'''

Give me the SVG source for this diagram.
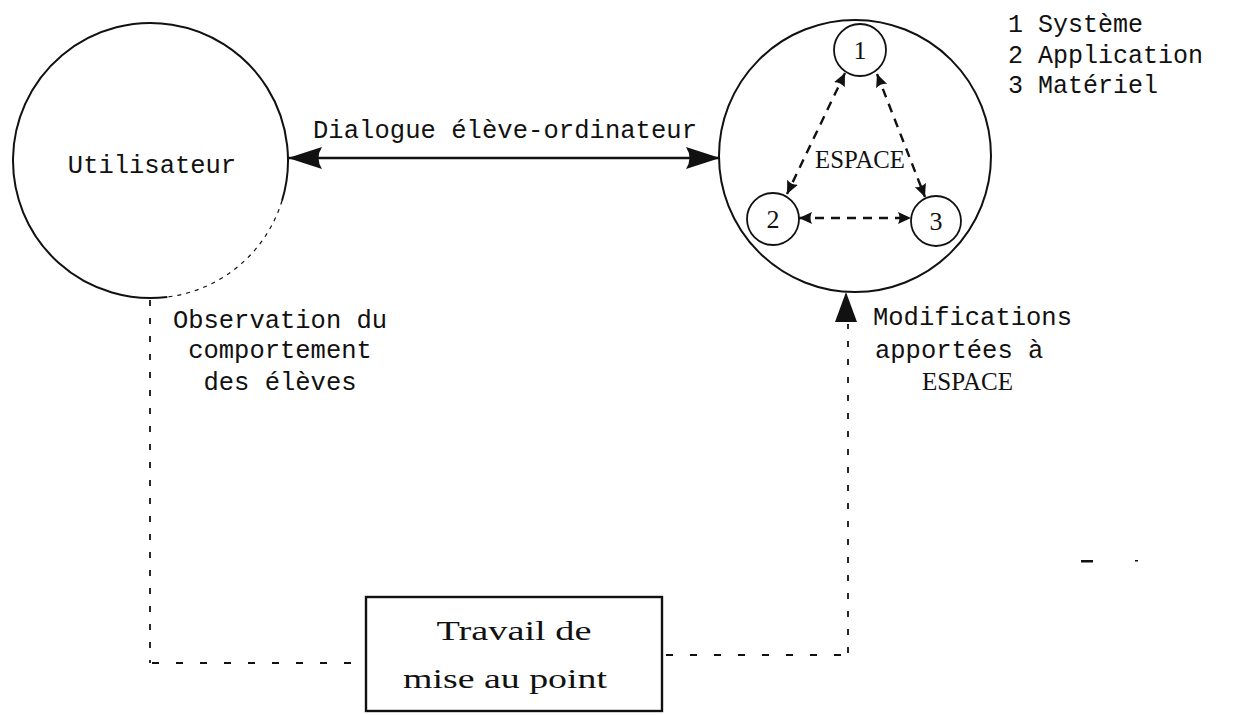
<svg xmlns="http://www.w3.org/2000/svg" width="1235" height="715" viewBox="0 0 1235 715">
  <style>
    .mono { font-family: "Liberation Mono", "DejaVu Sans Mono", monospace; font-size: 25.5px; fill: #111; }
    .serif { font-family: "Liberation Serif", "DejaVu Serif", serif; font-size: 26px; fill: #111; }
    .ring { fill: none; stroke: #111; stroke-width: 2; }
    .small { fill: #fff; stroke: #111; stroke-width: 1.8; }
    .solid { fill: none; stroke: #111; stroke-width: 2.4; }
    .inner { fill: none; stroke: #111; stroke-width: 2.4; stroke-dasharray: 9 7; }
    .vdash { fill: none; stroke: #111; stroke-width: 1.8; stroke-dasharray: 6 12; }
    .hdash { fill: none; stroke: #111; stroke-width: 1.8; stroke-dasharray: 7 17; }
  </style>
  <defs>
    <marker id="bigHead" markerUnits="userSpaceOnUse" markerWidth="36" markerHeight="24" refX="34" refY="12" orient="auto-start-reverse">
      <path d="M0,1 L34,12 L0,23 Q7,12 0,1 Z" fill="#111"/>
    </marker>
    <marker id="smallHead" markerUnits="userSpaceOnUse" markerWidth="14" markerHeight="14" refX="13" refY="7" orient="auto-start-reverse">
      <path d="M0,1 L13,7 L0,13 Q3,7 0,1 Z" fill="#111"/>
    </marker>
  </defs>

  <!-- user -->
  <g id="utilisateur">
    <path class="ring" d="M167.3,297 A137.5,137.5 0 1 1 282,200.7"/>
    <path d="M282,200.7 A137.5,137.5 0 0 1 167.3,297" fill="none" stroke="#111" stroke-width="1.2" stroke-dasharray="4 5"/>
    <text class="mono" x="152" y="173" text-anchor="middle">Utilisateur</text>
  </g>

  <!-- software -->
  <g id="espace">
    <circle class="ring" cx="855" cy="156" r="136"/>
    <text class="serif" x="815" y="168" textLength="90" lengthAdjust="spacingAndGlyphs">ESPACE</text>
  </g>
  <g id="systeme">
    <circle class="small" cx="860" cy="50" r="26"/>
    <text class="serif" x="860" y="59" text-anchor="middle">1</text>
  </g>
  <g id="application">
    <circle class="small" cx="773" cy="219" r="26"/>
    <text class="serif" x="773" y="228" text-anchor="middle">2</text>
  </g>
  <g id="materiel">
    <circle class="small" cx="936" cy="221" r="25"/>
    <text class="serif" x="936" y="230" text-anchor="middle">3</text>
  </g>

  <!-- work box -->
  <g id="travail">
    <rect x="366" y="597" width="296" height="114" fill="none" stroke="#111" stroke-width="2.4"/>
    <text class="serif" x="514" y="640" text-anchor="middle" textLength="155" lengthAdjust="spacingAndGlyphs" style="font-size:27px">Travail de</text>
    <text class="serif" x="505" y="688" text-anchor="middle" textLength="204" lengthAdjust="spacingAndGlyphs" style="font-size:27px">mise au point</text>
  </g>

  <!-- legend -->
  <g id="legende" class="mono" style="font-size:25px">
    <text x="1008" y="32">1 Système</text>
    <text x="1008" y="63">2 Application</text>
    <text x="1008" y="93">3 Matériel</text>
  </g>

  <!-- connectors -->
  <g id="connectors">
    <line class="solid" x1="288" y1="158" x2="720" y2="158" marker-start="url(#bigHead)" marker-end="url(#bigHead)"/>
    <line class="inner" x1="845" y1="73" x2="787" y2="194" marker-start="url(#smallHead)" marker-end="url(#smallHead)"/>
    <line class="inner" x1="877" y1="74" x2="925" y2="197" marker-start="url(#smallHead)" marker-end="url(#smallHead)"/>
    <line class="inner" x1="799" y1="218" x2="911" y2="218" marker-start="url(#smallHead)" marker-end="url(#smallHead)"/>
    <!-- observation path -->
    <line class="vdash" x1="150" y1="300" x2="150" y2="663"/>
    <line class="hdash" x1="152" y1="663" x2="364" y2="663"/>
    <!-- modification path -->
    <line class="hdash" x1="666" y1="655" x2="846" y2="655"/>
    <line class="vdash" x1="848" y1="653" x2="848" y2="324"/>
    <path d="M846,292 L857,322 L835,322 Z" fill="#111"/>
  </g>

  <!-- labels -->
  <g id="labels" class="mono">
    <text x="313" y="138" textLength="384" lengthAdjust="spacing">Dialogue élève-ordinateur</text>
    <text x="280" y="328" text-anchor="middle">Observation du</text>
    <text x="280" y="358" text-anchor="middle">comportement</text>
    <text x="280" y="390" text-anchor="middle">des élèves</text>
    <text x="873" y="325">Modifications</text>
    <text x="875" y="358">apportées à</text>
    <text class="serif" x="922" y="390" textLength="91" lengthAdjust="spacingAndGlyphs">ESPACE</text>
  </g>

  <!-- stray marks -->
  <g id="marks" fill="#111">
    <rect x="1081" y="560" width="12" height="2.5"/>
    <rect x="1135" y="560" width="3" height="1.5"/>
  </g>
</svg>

'''

Reproduce the listing exactly. Leave its pictures out.

**Full response**
Give me the SVG source for this diagram.
<svg xmlns="http://www.w3.org/2000/svg" width="1235" height="715" viewBox="0 0 1235 715">
  <style>
    .mono { font-family: "Liberation Mono", "DejaVu Sans Mono", monospace; font-size: 25.5px; fill: #111; }
    .serif { font-family: "Liberation Serif", "DejaVu Serif", serif; font-size: 26px; fill: #111; }
    .ring { fill: none; stroke: #111; stroke-width: 2; }
    .small { fill: #fff; stroke: #111; stroke-width: 1.8; }
    .solid { fill: none; stroke: #111; stroke-width: 2.4; }
    .inner { fill: none; stroke: #111; stroke-width: 2.4; stroke-dasharray: 9 7; }
    .vdash { fill: none; stroke: #111; stroke-width: 1.8; stroke-dasharray: 6 12; }
    .hdash { fill: none; stroke: #111; stroke-width: 1.8; stroke-dasharray: 7 17; }
  </style>
  <defs>
    <marker id="bigHead" markerUnits="userSpaceOnUse" markerWidth="36" markerHeight="24" refX="34" refY="12" orient="auto-start-reverse">
      <path d="M0,1 L34,12 L0,23 Q7,12 0,1 Z" fill="#111"/>
    </marker>
    <marker id="smallHead" markerUnits="userSpaceOnUse" markerWidth="14" markerHeight="14" refX="13" refY="7" orient="auto-start-reverse">
      <path d="M0,1 L13,7 L0,13 Q3,7 0,1 Z" fill="#111"/>
    </marker>
  </defs>

  <!-- user -->
  <g id="utilisateur">
    <path class="ring" d="M167.3,297 A137.5,137.5 0 1 1 282,200.7"/>
    <path d="M282,200.7 A137.5,137.5 0 0 1 167.3,297" fill="none" stroke="#111" stroke-width="1.2" stroke-dasharray="4 5"/>
    <text class="mono" x="152" y="173" text-anchor="middle">Utilisateur</text>
  </g>

  <!-- software -->
  <g id="espace">
    <circle class="ring" cx="855" cy="156" r="136"/>
    <text class="serif" x="815" y="168" textLength="90" lengthAdjust="spacingAndGlyphs">ESPACE</text>
  </g>
  <g id="systeme">
    <circle class="small" cx="860" cy="50" r="26"/>
    <text class="serif" x="860" y="59" text-anchor="middle">1</text>
  </g>
  <g id="application">
    <circle class="small" cx="773" cy="219" r="26"/>
    <text class="serif" x="773" y="228" text-anchor="middle">2</text>
  </g>
  <g id="materiel">
    <circle class="small" cx="936" cy="221" r="25"/>
    <text class="serif" x="936" y="230" text-anchor="middle">3</text>
  </g>

  <!-- work box -->
  <g id="travail">
    <rect x="366" y="597" width="296" height="114" fill="none" stroke="#111" stroke-width="2.4"/>
    <text class="serif" x="514" y="640" text-anchor="middle" textLength="155" lengthAdjust="spacingAndGlyphs" style="font-size:27px">Travail de</text>
    <text class="serif" x="505" y="688" text-anchor="middle" textLength="204" lengthAdjust="spacingAndGlyphs" style="font-size:27px">mise au point</text>
  </g>

  <!-- legend -->
  <g id="legende" class="mono" style="font-size:25px">
    <text x="1008" y="32">1 Système</text>
    <text x="1008" y="63">2 Application</text>
    <text x="1008" y="93">3 Matériel</text>
  </g>

  <!-- connectors -->
  <g id="connectors">
    <line class="solid" x1="288" y1="158" x2="720" y2="158" marker-start="url(#bigHead)" marker-end="url(#bigHead)"/>
    <line class="inner" x1="845" y1="73" x2="787" y2="194" marker-start="url(#smallHead)" marker-end="url(#smallHead)"/>
    <line class="inner" x1="877" y1="74" x2="925" y2="197" marker-start="url(#smallHead)" marker-end="url(#smallHead)"/>
    <line class="inner" x1="799" y1="218" x2="911" y2="218" marker-start="url(#smallHead)" marker-end="url(#smallHead)"/>
    <!-- observation path -->
    <line class="vdash" x1="150" y1="300" x2="150" y2="663"/>
    <line class="hdash" x1="152" y1="663" x2="364" y2="663"/>
    <!-- modification path -->
    <line class="hdash" x1="666" y1="655" x2="846" y2="655"/>
    <line class="vdash" x1="848" y1="653" x2="848" y2="324"/>
    <path d="M846,292 L857,322 L835,322 Z" fill="#111"/>
  </g>

  <!-- labels -->
  <g id="labels" class="mono">
    <text x="313" y="138" textLength="384" lengthAdjust="spacing">Dialogue élève-ordinateur</text>
    <text x="280" y="328" text-anchor="middle">Observation du</text>
    <text x="280" y="358" text-anchor="middle">comportement</text>
    <text x="280" y="390" text-anchor="middle">des élèves</text>
    <text x="873" y="325">Modifications</text>
    <text x="875" y="358">apportées à</text>
    <text class="serif" x="922" y="390" textLength="91" lengthAdjust="spacingAndGlyphs">ESPACE</text>
  </g>

  <!-- stray marks -->
  <g id="marks" fill="#111">
    <rect x="1081" y="560" width="12" height="2.5"/>
    <rect x="1135" y="560" width="3" height="1.5"/>
  </g>
</svg>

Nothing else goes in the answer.